Director – John Laing, Teleplay – Vince Cheung, Lydia Look, Ben Montanio & P. Mark Seabrooks, Producer – Janine Dickins, Photography – Kevin Riley, Music – Nathan Wang, Visual Effects Supervisor – George Port, Visual Effects – PRPVFX Ltd, Production Design – Ralph Davies. Production Company – Disney Channel/Rubicon Films, Ltd./Regan Jon Productions

Cast

Brenda Song (Wendy Wu), Shin Koyamada (Shen), Justin Chon (Peter Wu), Tsai Chin (Grandma), Ellen Woglom (Jessica Dawson), Andy Fischer Price (Austin), Susan Chuang (Nina Wu), Michael David Cheng (Kenny Wu), James Gaylyn (Mr Medina), Anna Hutchinson (Lisa), Sally Martin (Tory), Paul A. Willis (Principal Nunan)

Plot

Wendy Wu is one of the most popular girls at high school in Fair Springs, California. She and her rival Jessica Dawson are competing to be voted Homecoming Queen. Wendy is then approached by Shen, a monk who has travelled from the Gen Je monastery in China to tell her that she is the reincarnation of a mighty warrior who is destined to stand up to fight against the evil force of Yan Lo. Wendy thinks he is crazy. Shen continues to follow her, insisting that she wear a medallion of protection. Meanwhile, the force of Yan Lo emerges from a box sent to the museum where Wendy’s mother works and possesses various people as it comes after Wendy. Eventually, Wendy accepts kung fu training under Shen’s tuition, but he has difficulty getting her to forsake her trendy teenage ways and focus on Eastern disciplines. Meanwhile, Wendy has introduced Shen to the school as her cousin. However, after she gives Shen a makeover, she finds herself attracted to him.

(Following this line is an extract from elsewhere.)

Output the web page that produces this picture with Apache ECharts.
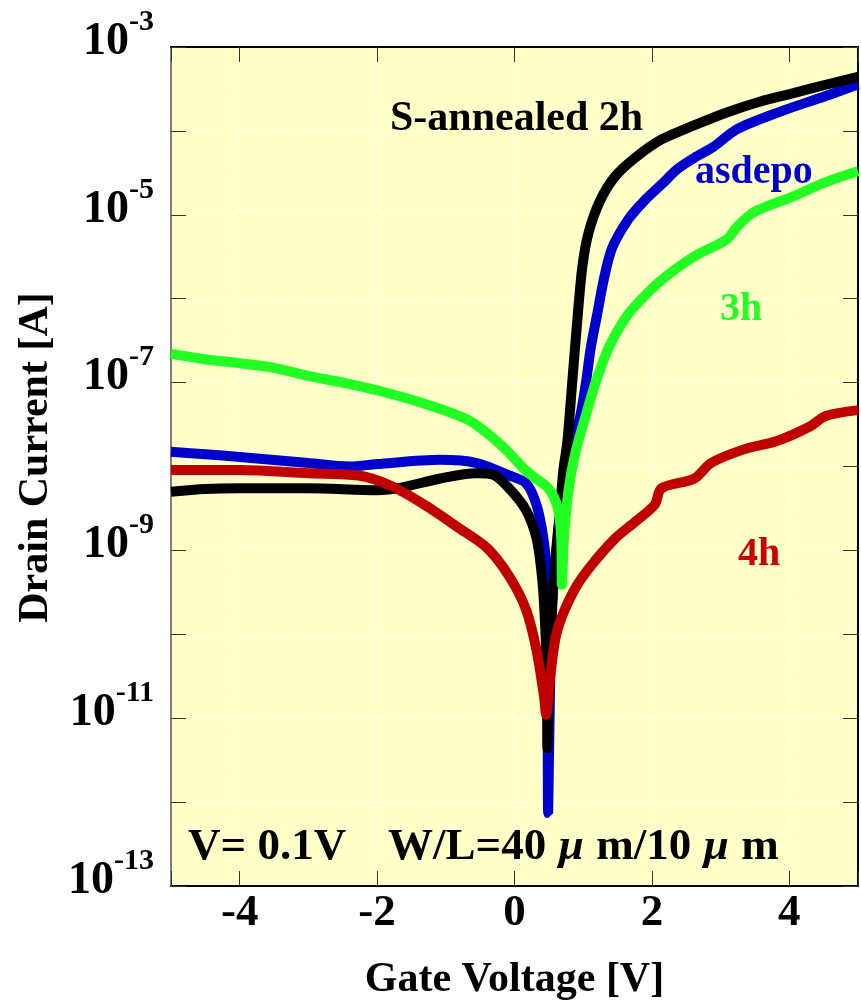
<!DOCTYPE html>
<html>
<head>
<meta charset="utf-8">
<script src="https://cdn.jsdelivr.net/npm/echarts@6/dist/echarts.min.js"></script>
<style>
  html, body { margin: 0; padding: 0; background: #ffffff; }
  #chart { width: 861px; height: 1006px; }
</style>
</head>
<body>
<div id="chart"></div>
<script>
// Transfer curves Id–Vg, drain bias 0.1 V, W/L = 40 µm / 10 µm

// asdepo
const vgAsdepo = [-5, -4.5, -4, -3, -2.4, -2, -1.08, -0.55, -0.07, 0.17, 0.32, 0.42, 0.47, 0.49,
  0.52, 0.56, 0.63, 0.70, 0.77, 0.85, 0.96, 1.04, 1.11, 1.20, 1.30, 1.42, 1.66, 1.90, 2.14, 2.37,
  2.62, 2.90, 3.24, 3.87, 4.53, 5.0];
const idAsdepo = [1.5e-8, 1.4e-8, 1.3e-8, 1.1e-8, 1.0e-8, 1.07e-8, 1.2e-8, 1.1e-8, 7.8e-9, 6.3e-9,
  3.5e-9, 1.4e-9, 4.8e-10, 7.4e-13, 3.2e-11, 3.2e-10, 1.6e-9, 4.5e-9, 9.5e-9, 1.8e-8, 4.1e-8,
  1.0e-7, 2.6e-7, 6.3e-7, 1.7e-6, 4.0e-6, 8.9e-6, 1.5e-5, 2.3e-5, 3.5e-5, 4.8e-5, 6.5e-5,
  1.05e-4, 1.7e-4, 2.6e-4, 3.6e-4];

// S-annealed 2h
const vgAnneal2h = [-5, -4.5, -4, -3, -2, -1.65, -1.08, -0.55, -0.30, -0.07, 0.17, 0.32, 0.39,
  0.43, 0.47, 0.48, 0.50, 0.55, 0.60, 0.65, 0.71, 0.77, 0.84, 0.92, 0.99, 1.08, 1.25, 1.47, 1.76,
  2.14, 2.62, 3.09, 3.58, 4.06, 4.53, 5.0];
const idAnneal2h = [5.0e-9, 5.4e-9, 5.5e-9, 5.5e-9, 5.2e-9, 5.6e-9, 7.2e-9, 8.3e-9, 7.9e-9, 5.4e-9,
  3.0e-9, 1.4e-9, 5.8e-10, 2.3e-10, 3.7e-11, 4.4e-12, 2.5e-11, 2.5e-10, 7.9e-10, 2.2e-9, 8.9e-9,
  2.0e-8, 1.0e-7, 6.3e-7, 2.5e-6, 6.2e-6, 1.5e-5, 2.9e-5, 4.8e-5, 7.9e-5, 1.17e-4, 1.66e-4,
  2.24e-4, 2.82e-4, 3.55e-4, 4.4e-4];

// 4h
const vg4h = [-5, -4, -3, -2.27, -1.8, -1.31, -0.83, -0.40, -0.07, 0.17, 0.32, 0.43, 0.46, 0.53,
  0.60, 0.70, 0.89, 1.13, 1.47, 1.76, 2.04, 2.14, 2.62, 2.86, 3.34, 3.81, 4.30, 4.53, 5.0];
const id4h = [9.1e-9, 9.1e-9, 8.3e-9, 7.8e-9, 5.9e-9, 3.5e-9, 1.9e-9, 1.07e-9, 4.8e-10, 1.95e-10,
  6.5e-11, 1.8e-11, 1.1e-11, 3.7e-11, 9.3e-11, 1.7e-10, 3.6e-10, 6.8e-10, 1.4e-9, 2.2e-9, 3.5e-9,
  5.5e-9, 7.2e-9, 1.1e-8, 1.6e-8, 2.0e-8, 3.0e-8, 4.0e-8, 4.7e-8];

// 3h
const vg3h = [-5, -4.5, -4, -3.5, -3, -2.5, -2, -1.31, -0.65, -0.16, 0.13, 0.27, 0.50, 0.63, 0.68,
  0.69, 0.72, 0.79, 0.89, 1.04, 1.18, 1.37, 1.64, 1.95, 2.19, 2.62, 3.09, 3.24, 3.48, 4.06, 4.53, 5.0];
const id3h = [2.2e-7, 1.9e-7, 1.7e-7, 1.5e-7, 1.2e-7, 1.0e-7, 8.1e-8, 5.6e-8, 3.5e-8, 1.7e-8, 9.5e-9,
  7.6e-9, 5.4e-9, 3.2e-9, 1.4e-9, 3.9e-10, 1.4e-9, 5.5e-9, 1.5e-8, 4.1e-8, 1.0e-7, 2.6e-7, 6.3e-7,
  1.2e-6, 1.8e-6, 3.2e-6, 5.1e-6, 7.2e-6, 1.07e-5, 1.66e-5, 2.45e-5, 3.3e-5];

const seriesNames = ['asdepo', 'S-annealed 2h', '4h', '3h'];
const seriesColors = ['#0000cc', '#000000', '#c00000', '#22ff22'];
const seriesX = [vgAsdepo, vgAnneal2h, vg4h, vg3h];
const seriesY = [idAsdepo, idAnneal2h, id4h, id3h];

const xTitle = 'Gate Voltage [V]';
const yTitle = 'Drain Current [A]';

const serif = '"Liberation Serif", "Times New Roman", serif';

function pairs(xs, ys) {
  return xs.map((x, i) => [x, ys[i]]);
}

const chart = echarts.init(document.getElementById('chart'), null, { renderer: 'canvas' });

const gridBox = { left: 171, top: 47, width: 695, height: 843 };

// decade labels on odd exponents only, written as 10 with a raised exponent
function yLabel(value) {
  const e = Math.round(Math.log10(value));
  if (e % 2 === 0) return '';
  return '{b|10}{s|' + e + '}';
}

function xLabel(value) {
  if (Math.abs(value) >= 5 || Math.abs(value) % 2 !== 0) return '';
  return String(value);
}

const option = {
  animation: false,
  backgroundColor: '#ffffff',
  grid: Object.assign({ show: true, backgroundColor: '#ffffc8', borderWidth: 0, containLabel: false }, gridBox),
  xAxis: [
    {
      type: 'value', position: 'bottom', min: -5, max: 5, splitNumber: 5,
      name: xTitle, nameLocation: 'middle', nameGap: 73,
      nameTextStyle: { fontFamily: serif, fontWeight: 'bold', fontSize: 42, color: '#000' },
      axisLine: { onZero: false, lineStyle: { color: '#000', width: 2 } },
      axisTick: { inside: true, length: 15, lineStyle: { color: '#333', width: 1 } },
      axisLabel: { formatter: xLabel, margin: 5, fontFamily: serif, fontWeight: 'bold', fontSize: 45, color: '#000' },
      splitLine: { show: true, showMinLine: false, showMaxLine: false, lineStyle: { color: '#ffffff', type: [5, 5], width: 1 } }
    },
    {
      type: 'value', position: 'top', min: -5, max: 5, splitNumber: 5,
      axisLine: { onZero: false, lineStyle: { color: '#000', width: 2 } },
      axisTick: { inside: true, length: 15, lineStyle: { color: '#333', width: 1 } },
      axisLabel: { show: false },
      splitLine: { show: false }
    }
  ],
  yAxis: [
    {
      type: 'log', logBase: 10, position: 'left', min: 1e-13, max: 1e-3, splitNumber: 10,
      name: yTitle, nameLocation: 'middle', nameGap: 111,
      nameTextStyle: { fontFamily: serif, fontWeight: 'bold', fontSize: 42, color: '#000', padding: [0, 0, 0, 18] },
      axisLine: { onZero: false, lineStyle: { color: '#555', width: 1.5 } },
      axisTick: { inside: true, length: 15, lineStyle: { color: '#333', width: 1 } },
      axisLabel: {
        formatter: yLabel, margin: 17, padding: [0, 0, 22, 0],
        rich: {
          b: { fontFamily: serif, fontWeight: 'bold', fontSize: 46, color: '#000', verticalAlign: 'bottom', lineHeight: 46 },
          s: { fontFamily: serif, fontWeight: 'bold', fontSize: 30, color: '#000', verticalAlign: 'top', padding: [0, 0, 28, 0] }
        }
      },
      splitLine: { show: true, showMinLine: false, showMaxLine: false, lineStyle: { color: '#ffffff', type: [5, 5], width: 1 } }
    },
    {
      type: 'log', logBase: 10, position: 'right', min: 1e-13, max: 1e-3, splitNumber: 10,
      axisLine: { onZero: false, lineStyle: { color: '#000', width: 2 } },
      axisTick: { inside: true, length: 15, lineStyle: { color: '#333', width: 1 } },
      axisLabel: { show: false },
      splitLine: { show: false }
    }
  ],
  series: seriesNames.map((name, i) => ({
    name: name,
    type: 'line',
    xAxisIndex: 0,
    yAxisIndex: 0,
    data: pairs(seriesX[i], seriesY[i]),
    showSymbol: false,
    smooth: 0.3,
    clip: true,
    z: 2 + i,
    lineStyle: { color: seriesColors[i], width: 10, cap: 'butt', join: 'bevel' }
  })),
  graphic: [
    {
      type: 'text', left: 390, top: 98, z: 100,
      style: { text: 'S-annealed 2h', fill: '#000', font: 'bold 42px ' + serif }
    },
    {
      type: 'text', left: 695, top: 153, z: 100,
      style: { text: 'asdepo', fill: '#0000cc', font: 'bold 40px ' + serif }
    },
    {
      type: 'text', left: 720, top: 290, z: 100,
      style: { text: '3h', fill: '#22ff22', font: 'bold 40px ' + serif }
    },
    {
      type: 'text', left: 738, top: 535, z: 100,
      style: { text: '4h', fill: '#cc0000', font: 'bold 40px ' + serif }
    },
    {
      type: 'text', left: 188, top: 825, z: 100,
      style: { text: 'V= 0.1V', fill: '#000', font: 'bold 45px ' + serif }
    },
    {
      type: 'text', left: 388, top: 825, z: 100,
      style: {
        text: '{t|W/L=40}{u|μ}{t|m/10}{u|μ}{t|m}',
        rich: {
          t: { fontFamily: serif, fontWeight: 'bold', fontSize: 45, fill: '#000', color: '#000' },
          u: { fontFamily: serif, fontWeight: 'bold', fontStyle: 'italic', fontSize: 45, fill: '#000', color: '#000', width: 50, align: 'center' }
        }
      }
    }
  ]
};

chart.setOption(option);
</script>
</body>
</html>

Wendy Wu – presumably no relation to the British punk singer of the 1980s – was a movie made for the Disney Channel. It feels exactly like a generic attempt to conduct a variant on Crouching Tiger, Hidden Dragon (2000) by way of Clueless (1995). Or perhaps more closely a Wu Xia variation on the original film version of Buffy the Vampire Slayer (1992) – substitute wire fu martial arts for vampires and the plots of Wendy Wu and the Buffy movie would be almost identical. It is certainly hard to think of a more lame idea for a film.

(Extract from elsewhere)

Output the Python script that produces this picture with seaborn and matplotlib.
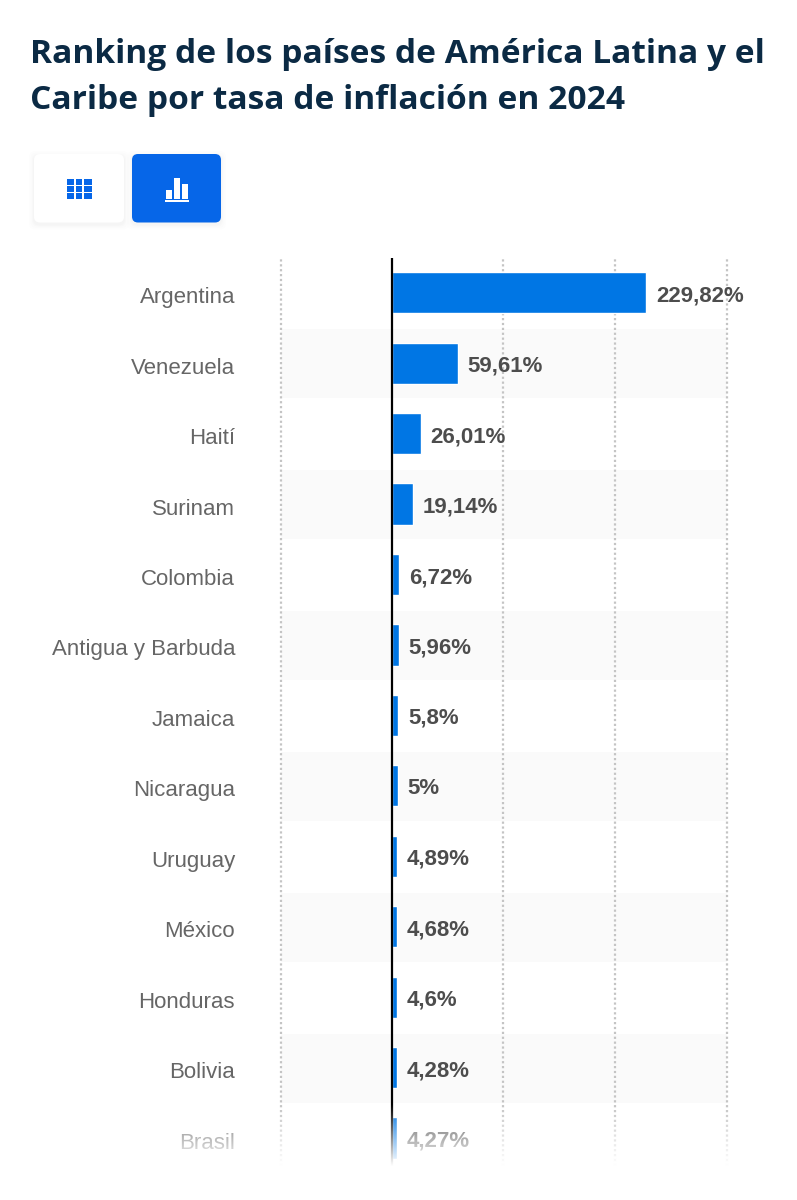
import numpy as np
import pandas as pd
import matplotlib
matplotlib.use("Agg")
import matplotlib.pyplot as plt
from matplotlib.patches import FancyBboxPatch, Rectangle
from matplotlib.transforms import ScaledTranslation
import seaborn as sns

title_lines = ["Ranking de los países de América Latina y el",
               "Caribe por tasa de inflación en 2024"]
countries = ["Argentina", "Venezuela", "Haití", "Surinam", "Colombia",
             "Antigua y Barbuda", "Jamaica", "Nicaragua", "Uruguay",
             "México", "Honduras", "Bolivia", "Brasil"]
inflation = [229.82, 59.61, 26.01, 19.14, 6.72, 5.96, 5.8, 5, 4.89,
             4.68, 4.6, 4.28, 4.27]
value_labels = ["229,82%", "59,61%", "26,01%", "19,14%", "6,72%", "5,96%",
                "5,8%", "5%", "4,89%", "4,68%", "4,6%", "4,28%", "4,27%"]
grid_ticks = [-100.7, 0, 100.5, 201, 302.6]

W, H = 797, 1200
BLUE = "#0076e4"
BTN = "#0666e8"

sns.set_theme(style="white")
plt.rcParams["font.family"] = ["Liberation Sans", "DejaVu Sans"]

df = pd.DataFrame({"pais": countries, "tasa": inflation})

fig = plt.figure(figsize=(W / 100, H / 100), dpi=100, facecolor="white")

# chart area, in pixels of the picture
left, right, top, bottom = 280.5, 727, 258, 1166
ax = fig.add_axes([left / W, 1 - bottom / H, (right - left) / W, (bottom - top) / H])

sns.barplot(data=df, y="pais", x="tasa", color=BLUE, width=0.585, saturation=1, ax=ax, zorder=3)

ax.set_xlim(grid_ticks[0], grid_ticks[-1])
row_h = 70.45
row0 = 292.7
ax.set_ylim((bottom - row0) / row_h, (top - row0) / row_h)

# zebra rows
for i in range(1, len(countries), 2):
    ax.axhspan(i - 0.48, i + 0.5, color="#fafafa", lw=0, zorder=0)

ax.set_xticks(grid_ticks)
ax.set_axisbelow(False)
for t in grid_ticks:
    if t == 0:
        ax.axvline(t, color="black", lw=1.6, zorder=4)
    else:
        ax.axvline(t, color="#c4c4c4", lw=1.6, ls=(0, (1, 1.2)), zorder=1, clip_on=False)

ax.set_xlabel("")
ax.set_ylabel("")
ax.tick_params(axis="x", length=0, labelbottom=False)
ax.tick_params(axis="y", length=0, pad=32.7, labelsize=16, labelcolor="#666666")
for label in ax.get_yticklabels():
    label.set_transform(label.get_transform() + ScaledTranslation(0, -2.5 / 100, fig.dpi_scale_trans))
sns.despine(ax=ax, left=True, bottom=True, top=True, right=True)

bar_text = ax.bar_label(ax.containers[0], labels=value_labels, padding=7,
                        fontsize=16, fontweight="bold", color="#4d4d4d")
for t in bar_text:
    t.xyann = (t.xyann[0], -2.2)

# page layer in pixels: title and toggle buttons
page = fig.add_axes([0, 0, 1, 1], zorder=5)
page.set_xlim(0, W)
page.set_ylim(H, 0)
page.axis("off")

page.text(30, 54.5, title_lines[0], family="Open Sans", fontweight="bold", fontsize=24.1,
          color="#0b2a44", va="center", ha="left")
page.text(30, 100.5, title_lines[1], family="Open Sans", fontweight="bold", fontsize=24.1,
          color="#0b2a44", va="center", ha="left")

# soft shadow under the buttons
for grow, a in [(5, 0.006), (3.5, 0.008), (2, 0.01), (1, 0.012)]:
    for x0, x1 in [(34, 124), (132, 221)]:
        page.add_patch(FancyBboxPatch((x0 - grow, 154 - grow + 2), x1 - x0 + 2 * grow, 68.5 + 2 * grow,
                                      boxstyle="round,pad=0,rounding_size=6", fc="black", ec="none", alpha=a))
page.add_patch(FancyBboxPatch((34, 154), 90, 68.5, boxstyle="round,pad=0,rounding_size=6", fc="white", ec="none"))
page.add_patch(FancyBboxPatch((132, 154), 89, 68.5, boxstyle="round,pad=0,rounding_size=6", fc=BTN, ec="none"))

# table icon
for cx, w in [(67, 7.2), (75.8, 6.2), (84, 8)]:
    for cy in [179, 186.2, 193.4]:
        page.add_patch(Rectangle((cx, cy), w, 5.8, fc=BTN, ec="none"))

# bars icon
page.add_patch(Rectangle((166, 190), 6, 8.5, fc="white", ec="none"))
page.add_patch(Rectangle((174, 178), 6, 20.5, fc="white", ec="none"))
page.add_patch(Rectangle((182, 184), 6, 14.5, fc="white", ec="none"))
page.add_patch(Rectangle((165, 200), 24, 2, fc="white", ec="none"))

# fade out at the bottom of the list
fade_top, fade_bottom = 1105, 1166
fade = np.ones((256, 2, 4))
fade[:, :, 3] = np.linspace(0, 1, 256)[:, None]
fade_ax = fig.add_axes([0, 1 - fade_bottom / H, 1, (fade_bottom - fade_top) / H], zorder=6)
fade_ax.imshow(fade, aspect="auto")
fade_ax.axis("off")

fig.savefig("out.png", dpi=100, facecolor="white")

The importation of Chinese martial disciplines amounts to only a novelty ethnic variation on the usual high school drama. The film’s knowledge of Chinese culture verges on ethnic apathy. As Wendy’s father (Michael David Cheng) says: “Everyone Wang Chung time is about as cultural as we got,” while Shin Koyamada admits to drawing inspiration from Jackie Chan movies when it comes to dispensing his epithets of wisdom. You can imagine the scriptwriters sitting down and wracked their brains for how many Chinese-related concepts they could come up with and how to spin them for the teenage high school genre. Thus Brenda Song goes through a montage of training scenes where she turns martial arts moves into dance routines, uses Tai Chi moves to put junk food in her mouth and answers her cellphone while on the balancing bars. The Buddhist monk come to teach her is conveniently cast with a handsome teenage Asian-American actor. His robes are quickly abandoned – “he went from monk to hunk” someone is heard to comment – and the role becomes little more than the sf/fantasy genre cliche of the Outsider who is changed by society and gets hip by quoting/absorbing pop culture. The nearest point of comparison to Wendy Wu: Homecoming Warrior is surely Bulletproof Monk (2003), another culturally vulgar and utterly lame attempt to conduct a Western variation on Crouching Tiger.

The problem is also Disney Channel star Brenda Song who, though she does hold a black belt in tae kwon do in real life, plays the role like a sarcastic and self-absorbed teen airhead – it is hard to see from Song’s performance why everyone regards Wendy as the school’s Miss Popularity. Certainly, when Brenda Song is doing the requisite martial arts moves, Wendy Wu: Homecoming Warrior is energetic and does a competent run through of the basics of the wire fu genre. That said, the menace of Yan Lo is exceedingly generic and ill defined.

The film was actually shot in New Zealand. Director John Laing had made a few films in New Zealand, including the bafflingly cryptic horror film The Lost Tribe (1985), although has mostly worked as a director-for-hire in NZ-shot US television.